* WORK INSTRUCTIONS *
Return nothing but the lines from the one with "Reproduce this chart" through the one with "Chart.register(...registerables);" in the data below, word for word and without pictures.

* ENTRIES SUPPLIED *

-----

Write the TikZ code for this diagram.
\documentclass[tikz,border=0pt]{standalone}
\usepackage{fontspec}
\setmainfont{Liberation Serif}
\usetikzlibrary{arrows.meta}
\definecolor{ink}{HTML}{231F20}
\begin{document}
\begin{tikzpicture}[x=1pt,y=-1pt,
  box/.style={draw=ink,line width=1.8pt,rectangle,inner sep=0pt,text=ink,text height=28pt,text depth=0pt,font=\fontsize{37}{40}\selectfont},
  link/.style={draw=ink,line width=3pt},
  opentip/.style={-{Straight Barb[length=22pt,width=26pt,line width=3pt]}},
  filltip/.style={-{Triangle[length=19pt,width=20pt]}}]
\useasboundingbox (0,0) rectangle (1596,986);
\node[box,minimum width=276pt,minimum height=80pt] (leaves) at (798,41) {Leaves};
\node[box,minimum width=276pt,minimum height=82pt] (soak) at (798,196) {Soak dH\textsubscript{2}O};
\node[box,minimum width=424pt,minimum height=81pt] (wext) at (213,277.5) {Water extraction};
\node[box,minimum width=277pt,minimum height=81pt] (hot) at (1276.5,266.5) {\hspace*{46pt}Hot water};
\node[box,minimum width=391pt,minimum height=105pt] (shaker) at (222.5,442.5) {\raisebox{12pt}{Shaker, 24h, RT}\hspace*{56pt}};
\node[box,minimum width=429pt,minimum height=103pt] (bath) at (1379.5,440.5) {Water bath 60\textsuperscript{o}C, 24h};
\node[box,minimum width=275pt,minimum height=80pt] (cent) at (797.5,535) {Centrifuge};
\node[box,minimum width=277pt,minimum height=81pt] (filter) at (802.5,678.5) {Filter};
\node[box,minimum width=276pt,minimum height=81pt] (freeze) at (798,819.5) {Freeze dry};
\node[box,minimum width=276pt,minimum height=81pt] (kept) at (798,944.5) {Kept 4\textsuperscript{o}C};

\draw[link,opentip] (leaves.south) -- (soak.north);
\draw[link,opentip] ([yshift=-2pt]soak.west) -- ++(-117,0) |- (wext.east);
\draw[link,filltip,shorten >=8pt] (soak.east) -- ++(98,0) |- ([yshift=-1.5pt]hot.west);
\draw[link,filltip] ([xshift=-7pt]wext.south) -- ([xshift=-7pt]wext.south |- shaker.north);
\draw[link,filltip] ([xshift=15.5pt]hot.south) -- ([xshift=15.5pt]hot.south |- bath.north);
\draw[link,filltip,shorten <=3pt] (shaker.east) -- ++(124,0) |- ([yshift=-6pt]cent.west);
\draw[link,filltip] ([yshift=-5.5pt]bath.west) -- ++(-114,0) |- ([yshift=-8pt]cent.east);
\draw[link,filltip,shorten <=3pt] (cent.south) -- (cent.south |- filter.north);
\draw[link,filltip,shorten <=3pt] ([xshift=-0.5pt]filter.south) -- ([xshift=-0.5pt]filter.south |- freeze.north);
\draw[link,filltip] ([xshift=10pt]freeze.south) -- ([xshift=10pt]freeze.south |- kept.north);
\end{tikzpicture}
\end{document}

-----

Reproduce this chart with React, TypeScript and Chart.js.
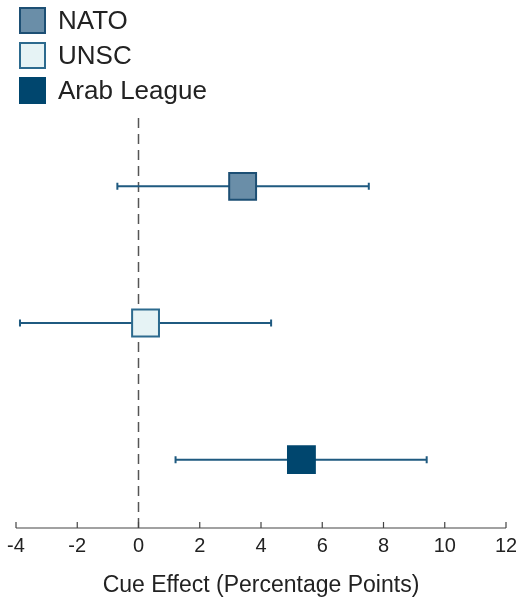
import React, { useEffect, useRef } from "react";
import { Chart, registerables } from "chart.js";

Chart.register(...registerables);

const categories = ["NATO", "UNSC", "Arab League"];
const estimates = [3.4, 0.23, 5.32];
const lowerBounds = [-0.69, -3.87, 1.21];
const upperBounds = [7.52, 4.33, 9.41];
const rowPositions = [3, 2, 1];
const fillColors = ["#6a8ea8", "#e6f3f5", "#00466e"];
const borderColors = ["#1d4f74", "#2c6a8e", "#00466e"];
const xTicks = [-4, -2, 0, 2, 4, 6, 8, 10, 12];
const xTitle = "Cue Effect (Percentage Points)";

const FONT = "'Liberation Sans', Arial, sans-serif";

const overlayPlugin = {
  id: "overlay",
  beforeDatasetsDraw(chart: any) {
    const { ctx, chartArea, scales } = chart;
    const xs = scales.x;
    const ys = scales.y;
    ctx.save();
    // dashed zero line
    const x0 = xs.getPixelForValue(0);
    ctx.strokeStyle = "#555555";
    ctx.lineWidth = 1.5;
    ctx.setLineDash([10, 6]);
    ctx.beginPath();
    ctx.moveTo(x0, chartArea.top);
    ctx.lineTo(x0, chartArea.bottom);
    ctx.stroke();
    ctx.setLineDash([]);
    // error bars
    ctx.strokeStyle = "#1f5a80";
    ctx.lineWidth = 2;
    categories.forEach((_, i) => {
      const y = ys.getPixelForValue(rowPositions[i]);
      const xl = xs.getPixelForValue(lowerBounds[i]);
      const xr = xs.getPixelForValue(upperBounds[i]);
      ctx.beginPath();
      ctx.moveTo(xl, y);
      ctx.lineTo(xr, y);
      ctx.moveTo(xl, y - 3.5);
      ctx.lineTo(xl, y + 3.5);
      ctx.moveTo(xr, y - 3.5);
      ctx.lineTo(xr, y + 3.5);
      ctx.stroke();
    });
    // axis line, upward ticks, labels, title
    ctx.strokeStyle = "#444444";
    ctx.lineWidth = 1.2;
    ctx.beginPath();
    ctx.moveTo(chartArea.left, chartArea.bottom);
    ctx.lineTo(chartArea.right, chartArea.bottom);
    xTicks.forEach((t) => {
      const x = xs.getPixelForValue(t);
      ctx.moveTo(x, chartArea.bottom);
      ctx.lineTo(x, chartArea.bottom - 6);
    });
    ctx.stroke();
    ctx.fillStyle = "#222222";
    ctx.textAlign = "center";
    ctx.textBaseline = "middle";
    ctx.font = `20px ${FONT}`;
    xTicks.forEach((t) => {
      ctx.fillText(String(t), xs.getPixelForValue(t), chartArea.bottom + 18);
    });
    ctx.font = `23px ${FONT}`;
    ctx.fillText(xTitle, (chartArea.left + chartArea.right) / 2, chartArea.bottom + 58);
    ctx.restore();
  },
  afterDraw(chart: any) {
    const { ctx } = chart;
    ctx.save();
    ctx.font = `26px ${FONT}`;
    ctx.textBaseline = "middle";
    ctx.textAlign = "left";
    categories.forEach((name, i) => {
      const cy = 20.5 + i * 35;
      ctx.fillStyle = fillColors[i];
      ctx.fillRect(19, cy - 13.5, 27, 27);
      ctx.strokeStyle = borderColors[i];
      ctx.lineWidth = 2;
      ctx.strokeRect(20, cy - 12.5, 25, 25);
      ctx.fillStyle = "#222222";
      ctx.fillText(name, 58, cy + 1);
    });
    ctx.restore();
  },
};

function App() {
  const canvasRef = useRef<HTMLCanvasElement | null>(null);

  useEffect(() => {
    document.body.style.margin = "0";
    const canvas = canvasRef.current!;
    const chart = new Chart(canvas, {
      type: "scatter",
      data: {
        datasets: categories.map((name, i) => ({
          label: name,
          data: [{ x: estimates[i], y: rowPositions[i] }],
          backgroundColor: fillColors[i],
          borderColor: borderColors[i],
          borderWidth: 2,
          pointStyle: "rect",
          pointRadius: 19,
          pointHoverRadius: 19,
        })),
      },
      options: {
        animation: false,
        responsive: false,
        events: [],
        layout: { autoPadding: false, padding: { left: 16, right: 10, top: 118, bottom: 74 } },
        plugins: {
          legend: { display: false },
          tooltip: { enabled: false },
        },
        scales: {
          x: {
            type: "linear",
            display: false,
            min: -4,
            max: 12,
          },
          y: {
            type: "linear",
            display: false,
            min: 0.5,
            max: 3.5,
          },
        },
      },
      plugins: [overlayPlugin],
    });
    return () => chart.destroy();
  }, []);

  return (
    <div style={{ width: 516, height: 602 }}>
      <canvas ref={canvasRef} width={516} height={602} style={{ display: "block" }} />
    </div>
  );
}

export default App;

-----

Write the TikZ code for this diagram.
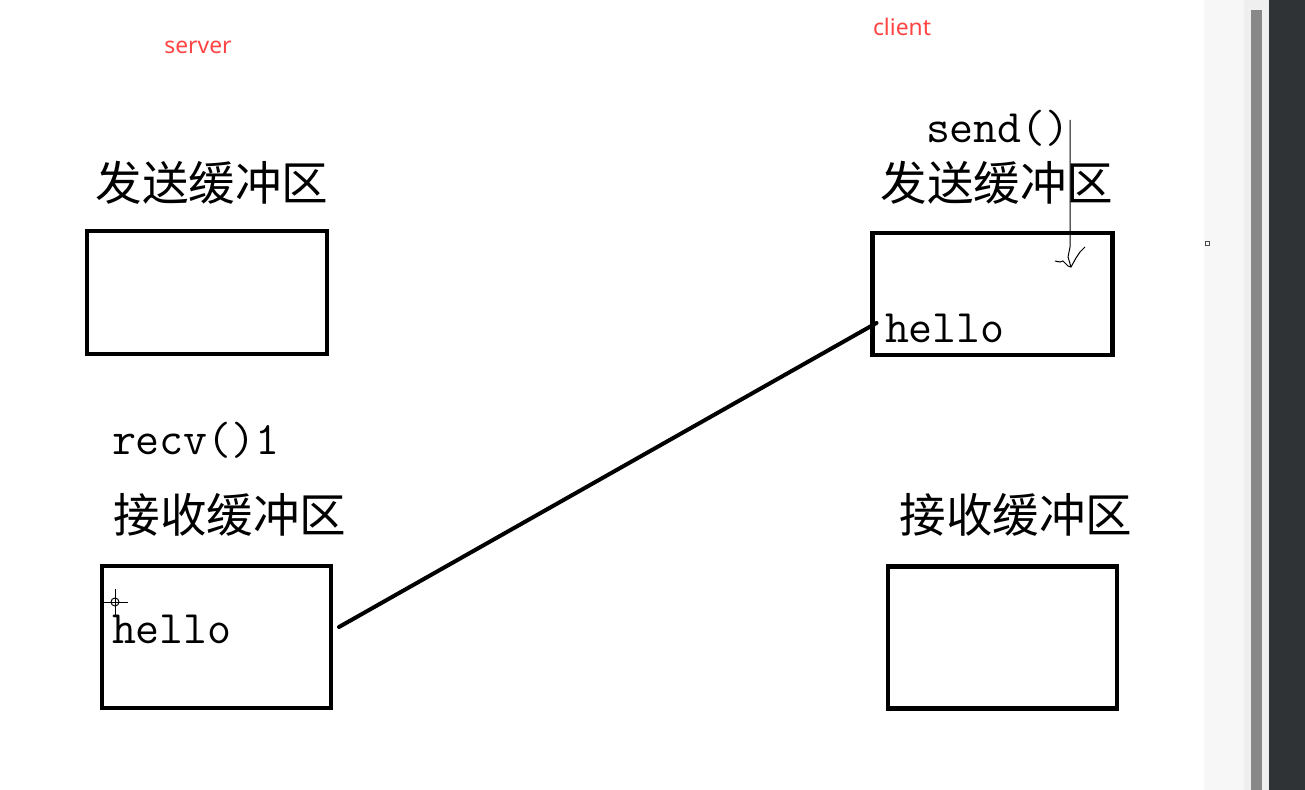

-----

* EXERCISE RESPONSE *
Reproduce this chart with React, TypeScript and Chart.js.
import React, { useEffect, useRef } from "react";
import { Chart, registerables } from "chart.js";

Chart.register(...registerables);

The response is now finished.